Diagnóstico diferencial
Rubrica "Pai aos 50", de Joel Neto.
Nenhum filho escolhe um clube de futebol para exercer a liberdade. Quando muito, escolhe-o para afirmar a liberdade, o que já pressupõe essa urgência.
E, entretanto, teremos sempre o futebol. Ou por outra: teremos o Sporting. Desde logo para que, não havendo mais sobre que nos ocorra conversar – nem durante uma tarde, nem nos cinco minutos em que ele venha à cozinha buscar uma fatia de piza para levar para a sua caverna -, consigamos ao menos fingir.
A Marta ri-se: e se ele quiser ser do Benfica? Ou do F. C. Porto? E eu perdoo-lhe, porque não sabe do que se ri. É rapariga, é gregária, é a filha única com a qual os pais comunicaram sempre, e ela com eles. E, além disso, é ímpia. Mostro-lhe um golo de Balakov, serpenteando em desequilíbrio por entre o exército que o persegue, e não consegue sentir mais do que um interesse científico, dos domínios da biomotricidade ou (vá lá) da antropologia.
Só que ouço-a e não deixo de sentir um calafrio: e se o meu filho decidir mesmo ser de outro clube? E se o meu filho for do Benfica? É capaz de haver tragédias maiores, mas agora não me ocorre nenhuma. Porque não importa o nome. Os clubes de futebol, já se sabe, não significam todos a mesma coisa, nem têm todos a mesma dimensão estética, nem carregam todos a mesma carga política. Mas muito mais importante do que aquilo que cada um represente é que pais e filhos se façam representar pelo mesmo.
O contrário só como doença já é grave. Pais e filhos que escolham clubes diferentes podem de facto não chegar a divisar outra coisa em torno de que erguer um diálogo, a camaradagem de um almoço de domingo que ameaça descambar ou sequer uma frequência à parte para uma ceia de Natal com aqueles familiares de que ninguém tem saudades mas vêm de uma perda qualquer. E como sintoma é mais grave ainda.
Vamos a ver: nenhum filho escolhe um clube de futebol para exercer a liberdade. Quando muito, escolhe-o para afirmar a liberdade, o que já pressupõe essa urgência.
Entretanto, ninguém se decide a não ser em favor do pai ou contra ele. Ou lhe estende o braço, ou lhe vira as costas – em busca desse lugar que lhes pertence aos dois, e onde poderão encontrar-se quando tudo o mais falhar; ou em fuga desse lugar que afinal é só do pai, e que este nunca partilharia verdadeiramente com ele, ou porque já o faz com outra pessoa – talvez outro filho -, ou porque, pior ainda, é incapaz da partilha, a não ser enquanto monumento ao seu egocentrismo, à sua neurose ou à sua paranóia.

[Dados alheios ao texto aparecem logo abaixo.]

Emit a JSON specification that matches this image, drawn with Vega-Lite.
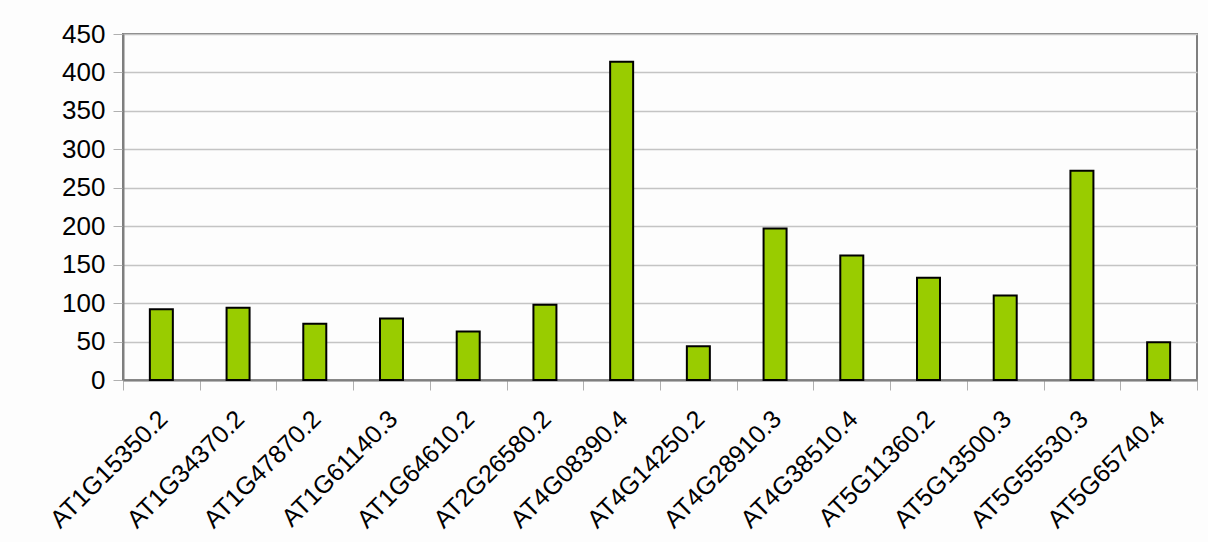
{
  "$schema": "https://vega.github.io/schema/vega-lite/v6.json",
  "autosize": "none",
  "width": 1074,
  "height": 346,
  "padding": {"left": 123, "top": 34, "right": 11, "bottom": 162},
  "background": "#fdfdfd",
  "data": {"values": [
    {"gene": "AT1G15350.2", "value": 92},
    {"gene": "AT1G34370.2", "value": 94},
    {"gene": "AT1G47870.2", "value": 73},
    {"gene": "AT1G61140.3", "value": 80},
    {"gene": "AT1G64610.2", "value": 63},
    {"gene": "AT2G26580.2", "value": 98},
    {"gene": "AT4G08390.4", "value": 414},
    {"gene": "AT4G14250.2", "value": 44},
    {"gene": "AT4G28910.3", "value": 197},
    {"gene": "AT4G38510.4", "value": 162},
    {"gene": "AT5G11360.2", "value": 133},
    {"gene": "AT5G13500.3", "value": 110},
    {"gene": "AT5G55530.3", "value": 272},
    {"gene": "AT5G65740.4", "value": 49}
  ]},
  "mark": {"type": "bar", "size": 23, "fill": "#99cc00", "stroke": "#000000", "strokeWidth": 2},
  "encoding": {
    "x": {
      "field": "gene", "type": "nominal", "sort": null,
      "scale": {"paddingInner": 0, "paddingOuter": 0},
      "axis": {
        "title": null, "labelAngle": -45, "labelFontSize": 25, "labelFont": "Liberation Sans",
        "labelColor": "#000000", "labelAlign": "right", "labelBaseline": "top",
        "labelOffset": -7,
        "tickBand": "extent", "tickSize": 10, "tickColor": "#b0b0b0",
        "domainColor": "#7f7f7f", "domainWidth": 2, "labelPadding": 16, "grid": false
      }
    },
    "y": {
      "field": "value", "type": "quantitative",
      "scale": {"domain": [0, 450], "nice": false},
      "axis": {
        "title": null, "values": [0, 50, 100, 150, 200, 250, 300, 350, 400, 450],
        "labelFontSize": 26, "labelFont": "Liberation Sans", "labelColor": "#000000",
        "tickSize": 10, "tickColor": "#b0b0b0", "labelPadding": 8,
        "domainColor": "#7f7f7f", "domainWidth": 2,
        "gridColor": "#c4c4c4", "gridWidth": 1.5
      }
    }
  },
  "config": {"view": {"stroke": "#7f7f7f", "strokeWidth": 2}}
}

Eu não quero ser esse pai. Espero não ser esse pai – morro de medo de ser esse pai. E, não o sendo, o mais provável é que o meu filho saia sportinguista. Isto é: um sofredor. Um estóico. Mas com alguém com quem dividir esse sofrimento (e a presunção desse estoicismo): o seu pai, nem mais. Esse a quem um dia, perante o psicanalista, poderá até (são só vantagens) culpar por tudo.
Se fosse menina, claro, era mais fácil: gostava de ginástica e, de resto, mantinha-se como a Maria dos Capareiras, indecisa entre o Benfica e o Sporting porque coitado do pai e coitada da mãe. Sendo rapaz, só nos resta que goste – sei lá – de voleibol. Até podia dar jeito: que preferisse o voleibol, ou a música de Telemann, ou as cores pastel. Sempre era melhor do que benfiquista.